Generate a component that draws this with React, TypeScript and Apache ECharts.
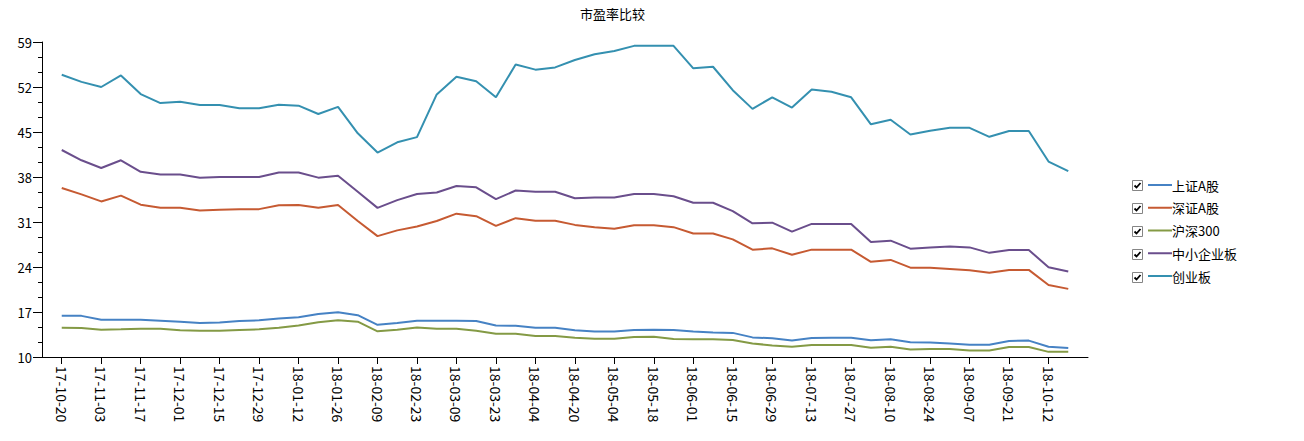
import React, { useEffect, useRef } from 'react';
import * as echarts from 'echarts';

const chartTitle = '市盈率比较';

const dates = [
  '17-10-20', '17-10-27', '17-11-03', '17-11-10', '17-11-17', '17-11-24', '17-12-01', '17-12-08',
  '17-12-15', '17-12-22', '17-12-29', '18-01-05', '18-01-12', '18-01-19', '18-01-26', '18-02-02',
  '18-02-09', '18-02-14', '18-02-23', '18-03-02', '18-03-09', '18-03-16', '18-03-23', '18-03-30',
  '18-04-04', '18-04-13', '18-04-20', '18-04-27', '18-05-04', '18-05-11', '18-05-18', '18-05-25',
  '18-06-01', '18-06-08', '18-06-15', '18-06-22', '18-06-29', '18-07-06', '18-07-13', '18-07-20',
  '18-07-27', '18-08-03', '18-08-10', '18-08-17', '18-08-24', '18-08-31', '18-09-07', '18-09-14',
  '18-09-21', '18-09-28', '18-10-12', '18-10-19',
];

const seriesNames = ['上证A股', '深证A股', '沪深300', '中小企业板', '创业板'];

const shA = [
  16.4, 16.4, 15.8, 15.8, 15.8, 15.65, 15.5, 15.3, 15.35,
  15.6, 15.7, 16.0, 16.2, 16.7, 16.95, 16.5, 15.0, 15.3,
  15.65, 15.65, 15.65, 15.6, 14.9, 14.85, 14.55, 14.55, 14.15,
  13.95, 13.95, 14.2, 14.25, 14.2, 13.95, 13.8, 13.75, 13.05,
  12.9, 12.55, 12.95, 13.0, 13.0, 12.6, 12.75, 12.3, 12.25,
  12.1, 11.9, 11.9, 12.5, 12.55, 11.6, 11.4,
];
const szA = [
  36.3, 35.3, 34.2, 35.1, 33.7, 33.2, 33.2, 32.8, 32.9,
  33.0, 33.0, 33.6, 33.65, 33.2, 33.65, 31.15, 28.8, 29.7,
  30.3, 31.15, 32.3, 31.9, 30.4, 31.6, 31.2, 31.2, 30.55,
  30.2, 29.95, 30.5, 30.5, 30.2, 29.2, 29.2, 28.3, 26.7,
  26.9, 25.9, 26.7, 26.7, 26.7, 24.8, 25.1, 23.9, 23.9,
  23.7, 23.5, 23.1, 23.55, 23.55, 21.2, 20.6,
];
const hs300 = [
  14.55, 14.5, 14.25, 14.3, 14.4, 14.4, 14.15, 14.1, 14.1,
  14.2, 14.3, 14.55, 14.9, 15.4, 15.7, 15.5, 14.0, 14.25,
  14.6, 14.4, 14.4, 14.1, 13.6, 13.6, 13.25, 13.25, 13.0,
  12.85, 12.85, 13.1, 13.15, 12.8, 12.75, 12.75, 12.65, 12.1,
  11.8, 11.6, 11.85, 11.85, 11.85, 11.45, 11.6, 11.15, 11.25,
  11.25, 11.0, 11.0, 11.55, 11.55, 10.8, 10.8,
];
const zxb = [
  42.2, 40.6, 39.4, 40.6, 38.8, 38.4, 38.4, 37.9, 38.0,
  38.0, 38.0, 38.7, 38.7, 37.9, 38.2, 35.7, 33.2, 34.4,
  35.35, 35.6, 36.6, 36.4, 34.55, 35.9, 35.7, 35.7, 34.7,
  34.8, 34.8, 35.35, 35.35, 35.0, 34.0, 34.0, 32.7, 30.8,
  30.9, 29.5, 30.7, 30.7, 30.7, 27.9, 28.1, 26.85, 27.05,
  27.2, 27.05, 26.2, 26.65, 26.65, 23.95, 23.3,
];
const cyb = [
  53.9, 52.8, 52.0, 53.8, 50.9, 49.5, 49.7, 49.2, 49.2,
  48.7, 48.7, 49.25, 49.1, 47.8, 48.9, 44.8, 41.8, 43.4,
  44.2, 50.85, 53.6, 52.9, 50.4, 55.5, 54.7, 55.05, 56.2,
  57.1, 57.6, 58.4, 58.4, 58.4, 54.9, 55.15, 51.5, 48.6,
  50.4, 48.8, 51.6, 51.25, 50.4, 46.2, 46.9, 44.6, 45.2,
  45.65, 45.65, 44.25, 45.15, 45.15, 40.4, 38.9,
];

const yTicks = [10, 17, 24, 31, 38, 45, 52, 59];

const colors = ['#4682c4', '#c65a32', '#849a45', '#6a4e8c', '#3490b0'];

export default function App() {
  const ref = useRef<HTMLDivElement>(null);

  useEffect(() => {
    const chart = echarts.init(ref.current as HTMLDivElement, null, { renderer: 'svg' });
    const font = '"Noto Sans CJK SC", "Noto Sans", sans-serif';
    const cats = ['', ...dates, ''];
    const showIdx = (i: number) => i >= 1 && i <= dates.length && (i - 1) % 2 === 0;
    const minor: number[] = [];
    for (let k = 0; k < yTicks.length - 1; k++) {
      const a = yTicks[k];
      const b = yTicks[k + 1];
      minor.push(a + (b - a) / 3, a + (2 * (b - a)) / 3);
    }
    const allData = [shA, szA, hs300, zxb, cyb];
    const legendTop = 178;
    const step = 23;

    const checkboxes = seriesNames.map((_, i) => ({
      type: 'group',
      x: 1132,
      y: legendTop + 2 + i * step,
      children: [
        {
          type: 'rect',
          shape: { x: 0.5, y: 0.5, width: 10, height: 10 },
          style: { fill: '#fff', stroke: '#858585', lineWidth: 1 },
        },
        {
          type: 'polyline',
          shape: { points: [[2.5, 5.5], [4.5, 7.5], [8.5, 3]] },
          style: { fill: 'none', stroke: '#000', lineWidth: 1.8 },
        },
      ],
    }));

    chart.setOption({
      animation: false,
      color: colors,
      title: {
        text: chartTitle,
        left: 580,
        top: 7,
        padding: 0,
        textStyle: { fontSize: 13, fontWeight: 'normal', color: '#000', fontFamily: font },
      },
      legend: {
        orient: 'vertical',
        left: 1148,
        top: legendTop,
        padding: 0,
        itemGap: 8.75,
        itemWidth: 24,
        itemHeight: 2,
        icon: 'rect',
        data: seriesNames,
        textStyle: { fontSize: 13, lineHeight: 14, color: '#000', fontFamily: font, padding: [0, 0, 0, -5] },
      },
      grid: { left: 42, right: 216, top: 42, bottom: 84, containLabel: false, outerBoundsMode: 'none' },
      xAxis: {
        type: 'category',
        data: cats,
        boundaryGap: false,
        axisLine: { lineStyle: { color: '#000', width: 1 } },
        axisTick: { show: true, interval: (i: number) => showIdx(i), length: 7, lineStyle: { color: '#000' } },
        axisLabel: {
          interval: (i: number) => showIdx(i),
          rotate: -90,
          margin: 9,
          fontSize: 14,
          color: '#000',
          fontFamily: font,
        },
        splitLine: { show: false },
      },
      yAxis: [
        {
          type: 'value',
          min: 10,
          max: 59,
          position: 'left',
          axisLine: { show: true, lineStyle: { color: '#000', width: 1 } },
          axisTick: { show: true, customValues: yTicks, length: 9, lineStyle: { color: '#000' } },
          axisLabel: { customValues: yTicks, color: '#000', fontSize: 13, margin: 10, fontFamily: font },
          splitLine: { show: false },
        },
        {
          type: 'value',
          min: 10,
          max: 59,
          position: 'left',
          offset: 0,
          axisLine: { show: false },
          axisLabel: { show: false },
          splitLine: { show: false },
          axisTick: { show: true, customValues: minor, length: 4, lineStyle: { color: '#000' } },
        },
      ],
      graphic: checkboxes,
      series: seriesNames.map((name, i) => ({
        name,
        type: 'line',
        data: [null, ...allData[i], null],
        symbol: 'none',
        lineStyle: { width: 2, color: colors[i] },
        itemStyle: { color: colors[i] },
      })),
    });

    return () => chart.dispose();
  }, []);

  return (
    <div
      ref={ref}
      style={{ position: 'absolute', left: 0, top: 0, width: 1304, height: 441 }}
    />
  );
}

Short problem — Extract, word for word, each line from the top of the data down to and including the line with "const seriesNames = ['上证A股', '深证A股', '沪深300', '中小企业板', '创业板'];"; skip the pictures.

Solution to this problem —
Generate a component that draws this with React, TypeScript and Apache ECharts.
import React, { useEffect, useRef } from 'react';
import * as echarts from 'echarts';

const chartTitle = '市盈率比较';

const dates = [
  '17-10-20', '17-10-27', '17-11-03', '17-11-10', '17-11-17', '17-11-24', '17-12-01', '17-12-08',
  '17-12-15', '17-12-22', '17-12-29', '18-01-05', '18-01-12', '18-01-19', '18-01-26', '18-02-02',
  '18-02-09', '18-02-14', '18-02-23', '18-03-02', '18-03-09', '18-03-16', '18-03-23', '18-03-30',
  '18-04-04', '18-04-13', '18-04-20', '18-04-27', '18-05-04', '18-05-11', '18-05-18', '18-05-25',
  '18-06-01', '18-06-08', '18-06-15', '18-06-22', '18-06-29', '18-07-06', '18-07-13', '18-07-20',
  '18-07-27', '18-08-03', '18-08-10', '18-08-17', '18-08-24', '18-08-31', '18-09-07', '18-09-14',
  '18-09-21', '18-09-28', '18-10-12', '18-10-19',
];

const seriesNames = ['上证A股', '深证A股', '沪深300', '中小企业板', '创业板'];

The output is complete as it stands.